» **Information provided**
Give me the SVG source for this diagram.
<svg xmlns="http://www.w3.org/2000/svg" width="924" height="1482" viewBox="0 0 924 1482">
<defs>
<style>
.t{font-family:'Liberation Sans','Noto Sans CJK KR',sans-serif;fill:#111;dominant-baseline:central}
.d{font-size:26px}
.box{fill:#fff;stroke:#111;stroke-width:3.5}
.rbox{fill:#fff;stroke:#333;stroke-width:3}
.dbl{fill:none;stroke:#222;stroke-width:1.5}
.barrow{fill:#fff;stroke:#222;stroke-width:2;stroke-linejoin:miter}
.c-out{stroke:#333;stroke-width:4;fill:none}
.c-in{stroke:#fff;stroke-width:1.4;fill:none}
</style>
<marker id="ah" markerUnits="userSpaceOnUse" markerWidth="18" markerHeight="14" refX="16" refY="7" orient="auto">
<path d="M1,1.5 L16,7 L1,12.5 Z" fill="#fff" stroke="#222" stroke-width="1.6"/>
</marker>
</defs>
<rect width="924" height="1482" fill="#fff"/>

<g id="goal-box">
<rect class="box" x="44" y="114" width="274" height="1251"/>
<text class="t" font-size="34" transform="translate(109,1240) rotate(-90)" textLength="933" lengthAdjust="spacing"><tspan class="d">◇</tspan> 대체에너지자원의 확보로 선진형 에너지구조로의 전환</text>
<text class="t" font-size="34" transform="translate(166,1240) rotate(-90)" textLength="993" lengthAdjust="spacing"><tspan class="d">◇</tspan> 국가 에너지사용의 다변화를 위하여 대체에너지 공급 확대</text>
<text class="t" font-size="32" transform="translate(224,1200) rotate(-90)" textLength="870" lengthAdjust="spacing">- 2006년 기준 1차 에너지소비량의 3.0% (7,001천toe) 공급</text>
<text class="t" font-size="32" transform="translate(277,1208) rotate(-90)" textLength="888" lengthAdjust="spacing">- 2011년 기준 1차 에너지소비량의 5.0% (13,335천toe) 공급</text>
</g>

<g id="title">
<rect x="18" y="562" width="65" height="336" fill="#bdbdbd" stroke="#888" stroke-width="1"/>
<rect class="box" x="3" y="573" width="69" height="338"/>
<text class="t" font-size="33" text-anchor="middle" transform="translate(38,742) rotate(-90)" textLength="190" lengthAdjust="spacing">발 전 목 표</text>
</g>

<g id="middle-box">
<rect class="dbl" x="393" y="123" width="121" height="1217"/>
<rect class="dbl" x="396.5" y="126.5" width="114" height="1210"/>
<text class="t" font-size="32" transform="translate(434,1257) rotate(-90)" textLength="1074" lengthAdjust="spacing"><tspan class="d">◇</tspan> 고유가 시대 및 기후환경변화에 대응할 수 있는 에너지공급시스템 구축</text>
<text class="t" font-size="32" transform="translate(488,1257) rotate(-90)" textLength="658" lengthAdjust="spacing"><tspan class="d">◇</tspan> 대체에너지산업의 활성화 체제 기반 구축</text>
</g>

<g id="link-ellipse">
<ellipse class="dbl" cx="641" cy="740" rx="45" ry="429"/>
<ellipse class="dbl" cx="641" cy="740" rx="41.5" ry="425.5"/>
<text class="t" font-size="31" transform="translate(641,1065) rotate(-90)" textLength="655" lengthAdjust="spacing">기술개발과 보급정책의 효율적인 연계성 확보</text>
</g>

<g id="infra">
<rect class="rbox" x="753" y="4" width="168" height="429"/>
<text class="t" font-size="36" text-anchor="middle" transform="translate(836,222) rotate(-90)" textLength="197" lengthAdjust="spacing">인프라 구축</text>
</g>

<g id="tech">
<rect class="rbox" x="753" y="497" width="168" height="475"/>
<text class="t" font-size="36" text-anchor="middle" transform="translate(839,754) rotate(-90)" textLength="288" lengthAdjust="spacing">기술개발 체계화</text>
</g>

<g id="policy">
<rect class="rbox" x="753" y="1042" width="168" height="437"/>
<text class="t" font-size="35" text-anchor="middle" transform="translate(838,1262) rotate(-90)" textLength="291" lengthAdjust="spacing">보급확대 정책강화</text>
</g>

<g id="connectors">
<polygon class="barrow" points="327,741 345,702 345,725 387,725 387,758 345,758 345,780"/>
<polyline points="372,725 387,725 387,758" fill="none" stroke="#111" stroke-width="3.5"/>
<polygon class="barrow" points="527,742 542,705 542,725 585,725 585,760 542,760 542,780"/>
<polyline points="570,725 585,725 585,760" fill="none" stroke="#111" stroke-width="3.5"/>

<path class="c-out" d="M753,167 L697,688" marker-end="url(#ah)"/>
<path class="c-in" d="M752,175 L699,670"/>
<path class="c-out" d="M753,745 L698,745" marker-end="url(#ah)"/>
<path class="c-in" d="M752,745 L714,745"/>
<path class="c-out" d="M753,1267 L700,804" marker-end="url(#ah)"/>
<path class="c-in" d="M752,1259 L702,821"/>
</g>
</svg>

* * *

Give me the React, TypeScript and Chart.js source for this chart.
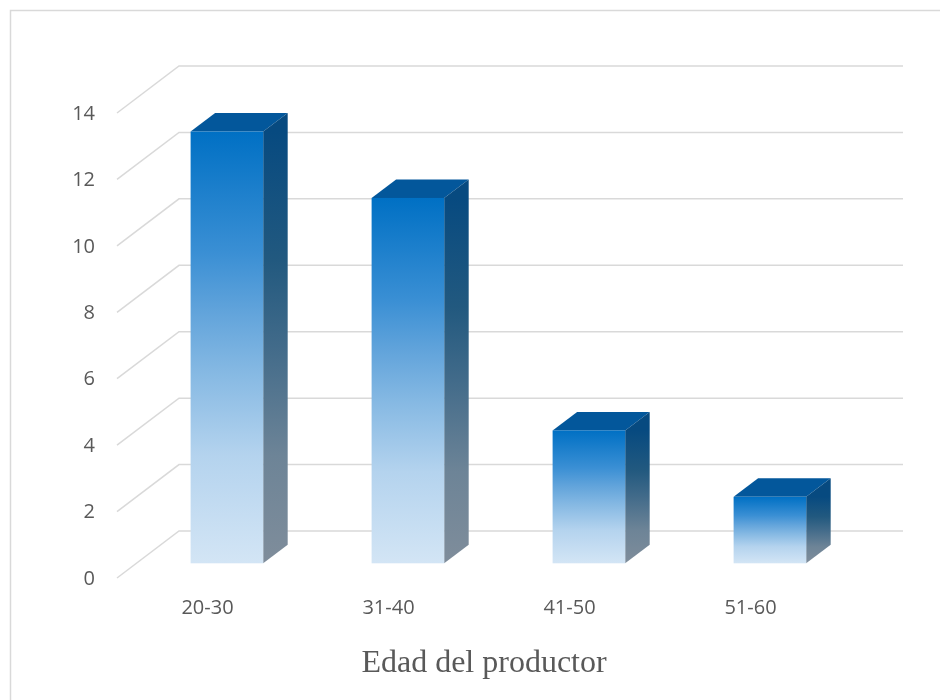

» **Aim**
Report the number of lines in the listing where the string "source" appears, and nothing besides.

» **Answer to the task**
2